◆ **Source material**:

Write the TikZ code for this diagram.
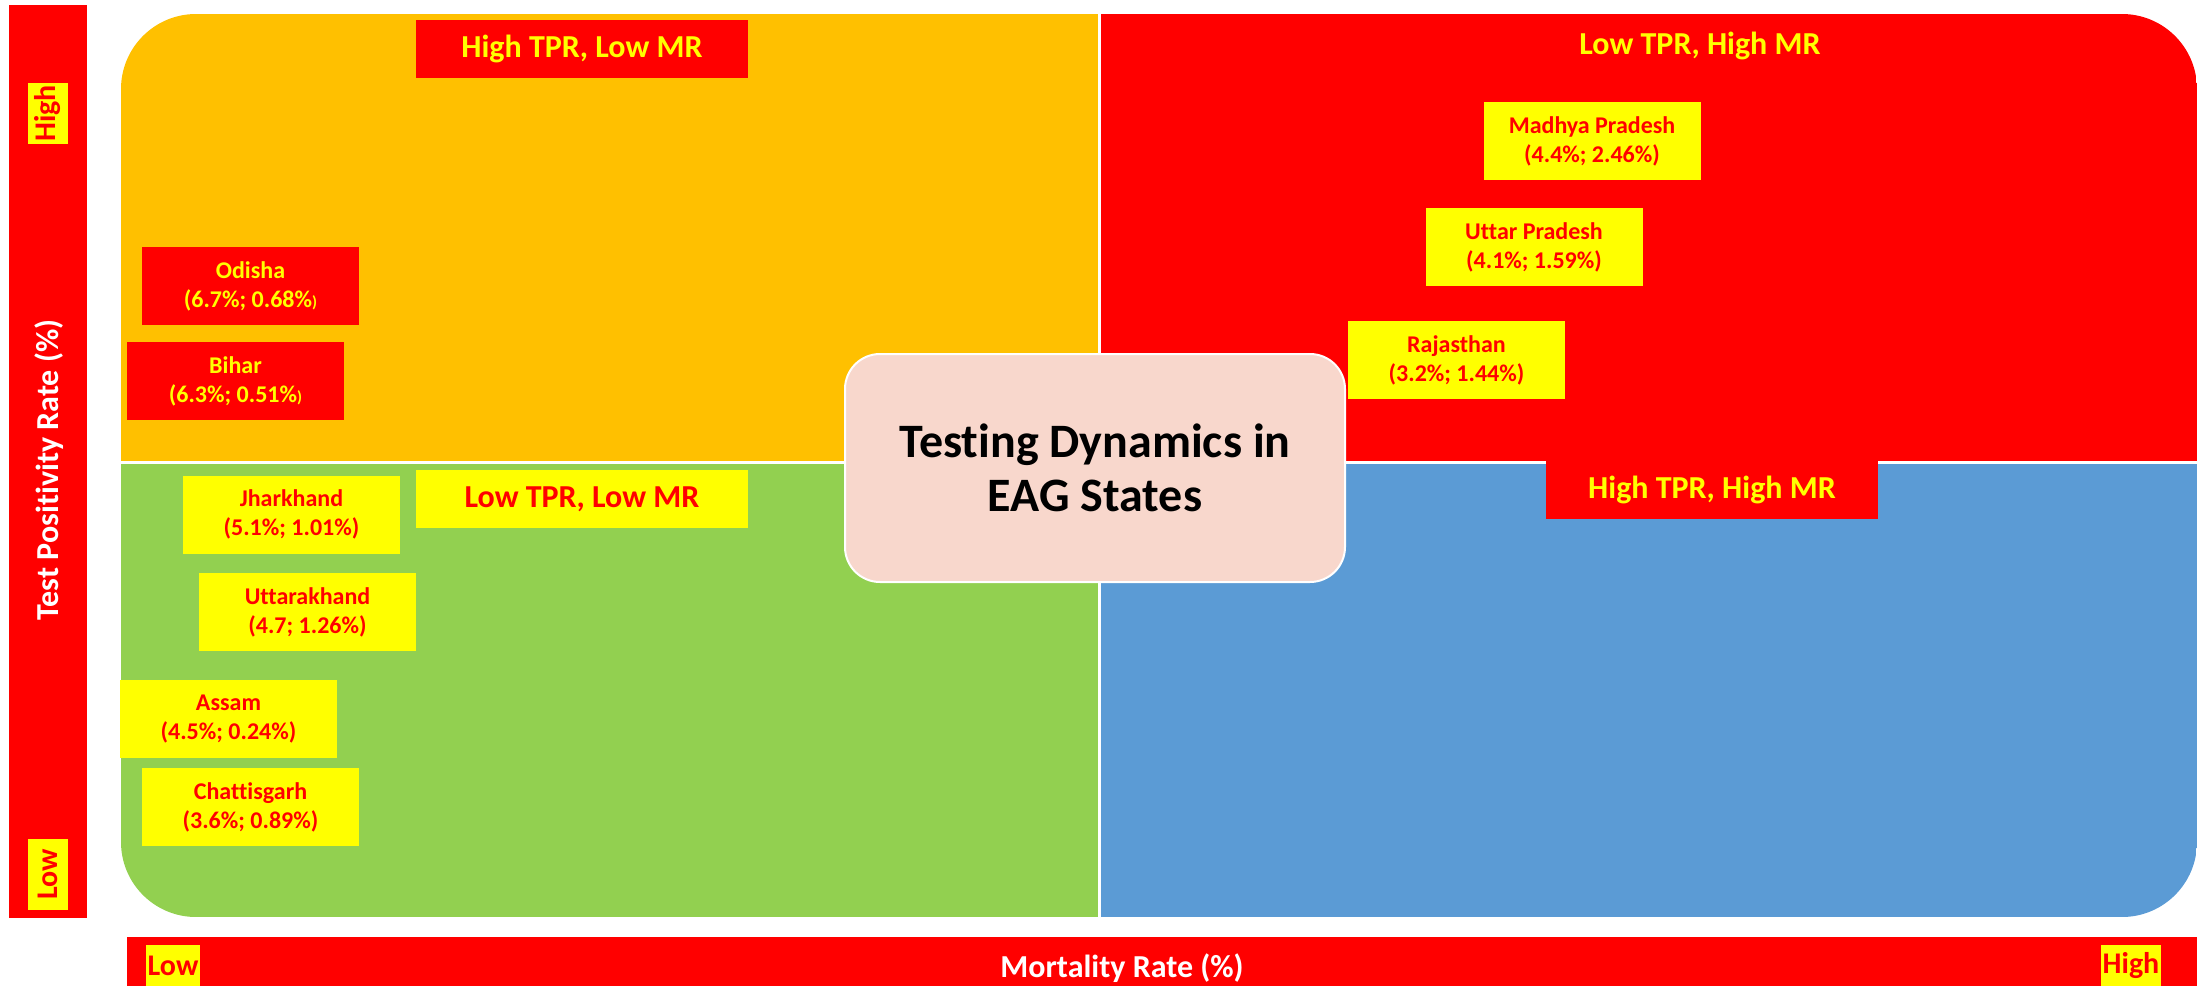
\documentclass[tikz,border=0pt]{standalone}
\usepackage{fontspec}
\setmainfont{Carlito}[Ligatures={NoCommon}]
\definecolor{qorange}{HTML}{FFC000}
\definecolor{qred}{HTML}{FF0000}
\definecolor{qgreen}{HTML}{92D050}
\definecolor{qblue}{HTML}{5B9BD5}
\definecolor{qyellow}{HTML}{FFFF00}
\definecolor{qpink}{HTML}{F8D7CC}
\begin{document}
\begin{tikzpicture}[x=0.5pt,y=-0.5pt,
  statebox/.style={rectangle, inner sep=0pt, minimum width=108.5pt, minimum height=39pt, align=center,
    font=\bfseries\fontsize{12}{14.5}\selectfont},
  redstate/.style={statebox, fill=qred, text=qyellow},
  yelstate/.style={statebox, fill=qyellow, text=qred},
  quadlabel/.style={rectangle, inner sep=0pt, minimum width=166pt, minimum height=29pt,
    font=\bfseries\fontsize{16}{18}\selectfont},
  axistitle/.style={text=white, inner sep=0pt, font=\bfseries\fontsize{16}{19}\selectfont},
  endlabel/.style={rectangle, fill=qyellow, text=qred, inner sep=0pt, minimum height=20pt,
    font=\bfseries\fontsize{15}{18}\selectfont}]
\useasboundingbox (0,0) rectangle (2197,986);
\fill[white] (0,0) rectangle (2197,986);

% quadrants
\begin{scope}
  \clip[rounded corners=37.5pt] (121,14) rectangle (2197,917);
  \fill[qorange] (121,14) rectangle (1099,462);
  \fill[qred] (1099,14) rectangle (2197,462);
  \fill[qgreen] (121,462) rectangle (1099,917);
  \fill[qblue] (1099,462) rectangle (2197,917);
\end{scope}
\draw[white, line width=1.5pt] (1099,14) -- (1099,917);
\draw[white, line width=1.5pt] (121,462) -- (2197,462);

% axes
\fill[qred] (9,5) rectangle (87,918);
\fill[qred] (127,937) rectangle (2197,986);
\node[axistitle, rotate=90] (ytitle) at (49,470) {Test Positivity Rate (\%)};
\node[axistitle, anchor=base] (xtitle) at (1122,977) {Mortality Rate (\%)};
\node[endlabel, rotate=90, minimum width=30.5pt] (yhigh) at (48,113.5) {High};
\node[endlabel, rotate=90, minimum width=35.5pt] (ylow) at (48,874.5) {Low};
\node[endlabel, minimum width=27pt, minimum height=20.5pt] (xlow) at (173,965.5) {Low};
\node[endlabel, minimum width=30pt, minimum height=20.5pt] (xhigh) at (2131,965.5) {High};

% quadrant labels
\node[quadlabel, fill=qred, text=qyellow] (q1) at (582,49) {High TPR, Low MR};
\node[quadlabel, text=qyellow] (q2) at (1700,46) {Low TPR, High MR};
\node[quadlabel, fill=qyellow, text=qred] (q3) at (582,499) {Low TPR, Low MR};
\node[quadlabel, fill=qred, text=qyellow] (q4) at (1712,490) {High TPR, High MR};

% states
\node[redstate] (odisha) at (250.5,286) {Odisha\\(6.7\%; 0.68\%{\fontsize{8}{8}\selectfont)}};
\node[redstate] (bihar) at (235.5,381) {Bihar\\(6.3\%; 0.51\%{\fontsize{8}{8}\selectfont)}};
\node[yelstate] (jharkhand) at (291.5,514.5) {Jharkhand\\(5.1\%; 1.01\%)};
\node[yelstate] (uttarakhand) at (307.5,612) {Uttarakhand\\(4.7; 1.26\%)};
\node[yelstate] (assam) at (228.5,719) {Assam\\(4.5\%; 0.24\%)};
\node[yelstate] (chattisgarh) at (250.5,807) {Chattisgarh\\(3.6\%; 0.89\%)};
\node[yelstate] (mp) at (1592,141) {Madhya Pradesh\\(4.4\%; 2.46\%)};
\node[yelstate] (up) at (1534,247) {Uttar Pradesh\\(4.1\%; 1.59\%)};
\node[yelstate] (rajasthan) at (1456.5,360) {Rajasthan\\(3.2\%; 1.44\%)};

% centre
\node[rectangle, rounded corners=17.5pt, fill=qpink, draw=white, line width=1pt,
  minimum width=250pt, minimum height=114pt, align=center,
  font=\bfseries\fontsize{24}{27}\selectfont] (title) at (1095,468)
  {Testing Dynamics in\\EAG States};
\end{tikzpicture}
\end{document}
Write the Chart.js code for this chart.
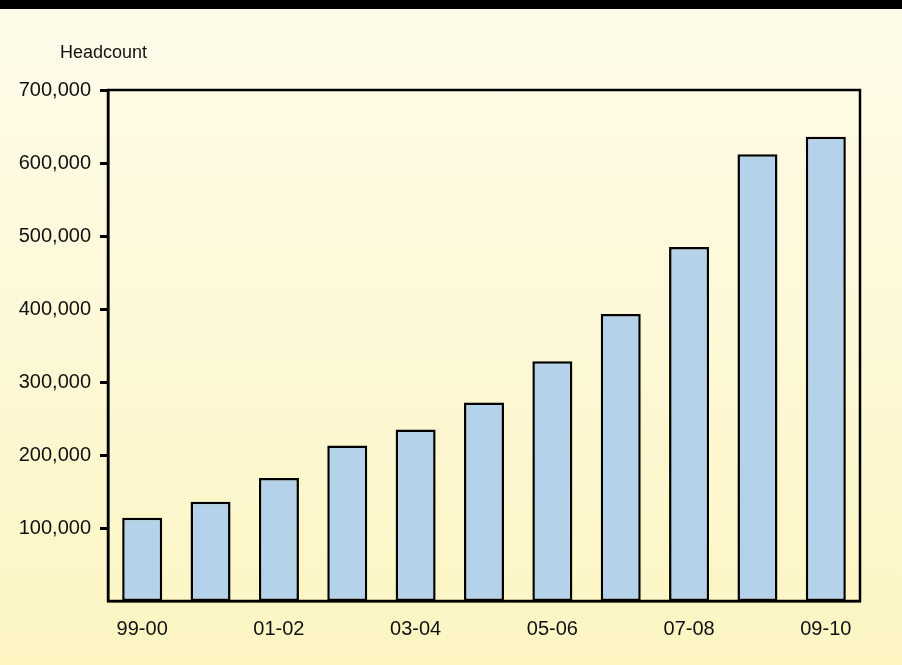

◆ **Work required**:
Scan the material above for the string "Write" and return the lines that hold it.

◆ **Response to this task**:
Write the TikZ code for this diagram.
Write the Chart.js code for this chart.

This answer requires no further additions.